T-Mobile US will pay you to come to its network

T-Mobile US CEO John Legere announced on-stage at CES 2014 in Las Vegas that T-Mobile will pay customers to come to its network. 

With its new "Get Out of Jail Free Card" programme, T-Mobile will eliminate an obstacle for people wanting to switch from AT&T, Sprint or Verizon to the Un-carrier by offering to pay off their early termination fees which in some cases can become more than $250. With an eligible phone trade-in, the total value of the offer to switch to T-Mobile could be as high as $650 per line, according to the carrier.

The sums break down like this: an instant credit of up to $300 is awarded when you trade-in your phone, and then up to another $350 is awarded when you prove you have ended your contract elsewhere. Essentially, T-Mobile is buying you off another carrier, while at the same time giving  you a new phone, considering an unlocked Nexus 5 is only $300. 

“We’re giving families a 'Get Out of Jail Free Card',” said Legere. “Carriers have counted on staggered contract end dates and hefty early termination fees to keep people bound to them forever. But now families can switch to T-Mobile without paying a single red cent to leave them behind.”

To qualify for the credit, customers switching to T-Mobile will have to show documentation that they left a carrier and paid an early termination fee. The customer will also have to buy a new phone through T-Mobile. 

T-Mobile, the fourth-largest US carrier, has been trying to shake up the wireless industry stateside by ditching the usual two-year phone contract and letting customers pay as they go. Last year the company added 4.4 million customers to its network, as it works to regain market share. And in the last quarter alone, the carrier added 1.6 million net customers - its best quarter performance in eight years. The Samsung Galaxy S4 was its most popular phone sold. 

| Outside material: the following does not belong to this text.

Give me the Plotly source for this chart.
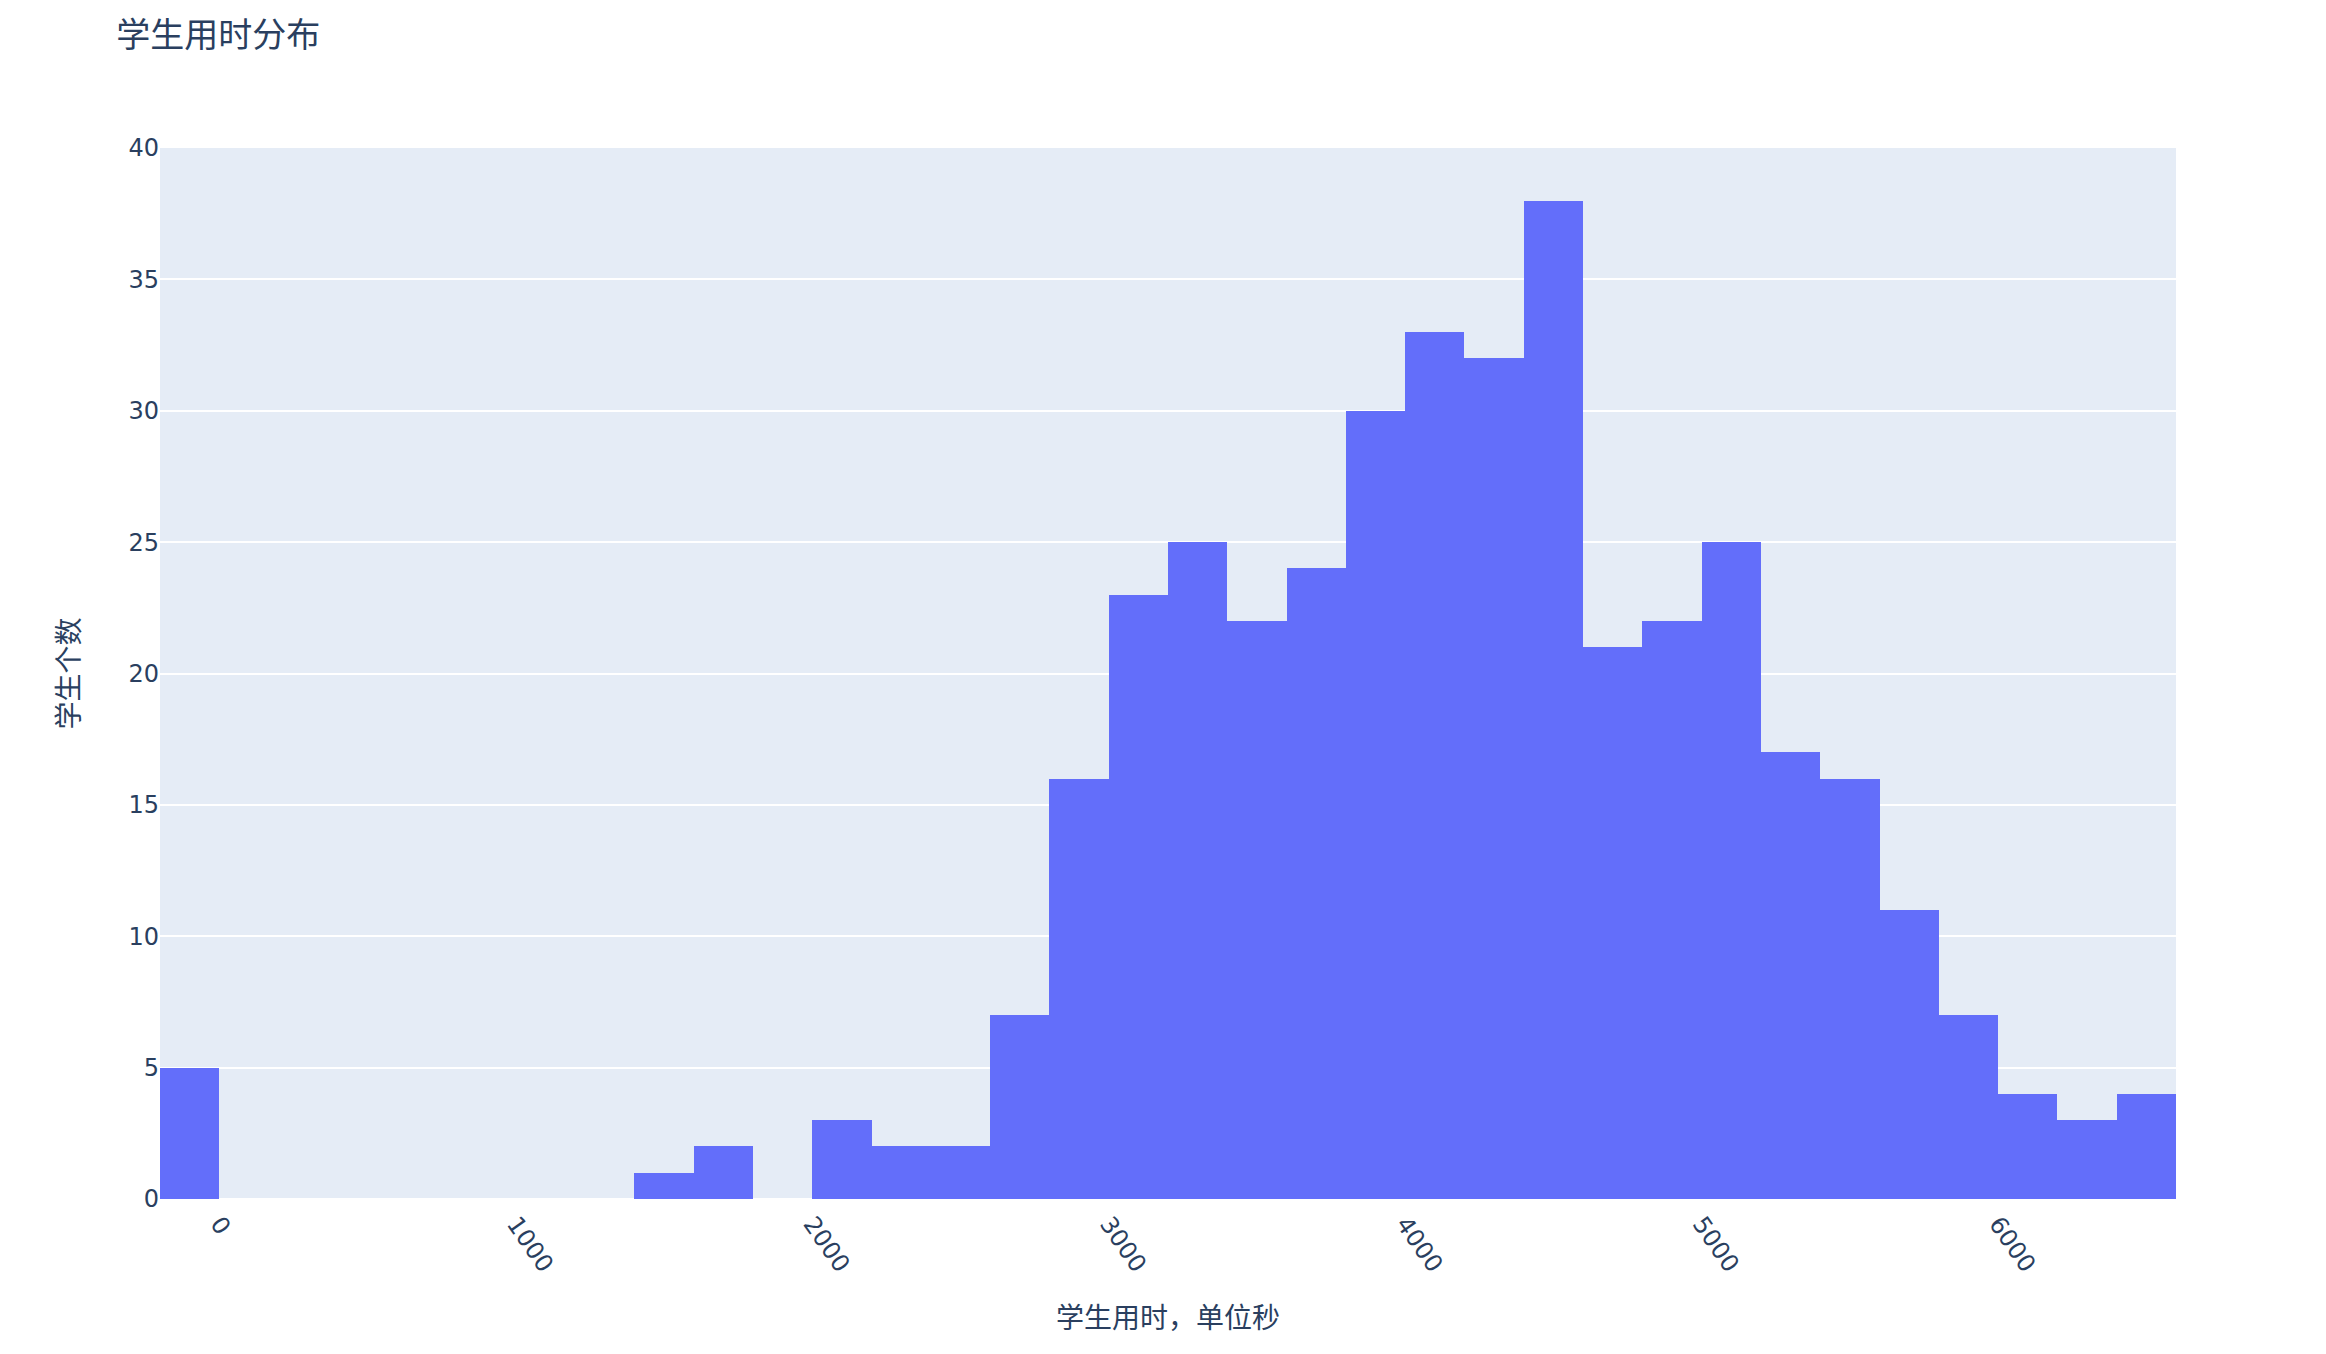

Legere and Co have been aggressive with their new Un-carrier approach. Under the Un-carrier plan customers pay full price for a handset at time of purchase or $149 (£65) up front with $20 a month in payments for the next 24 months. Using the iPhone 5S as an example, that will round out to $619 over two years, or $20 cheaper than Apple's unlocked version. Once the payment period is up, the phone is unlocked and yours to take to any carrier.

Similarly, AT&T announced in early January that it will offer new customers $200 credit to switch to its service on top of a phone trade-in that could be worth another $250.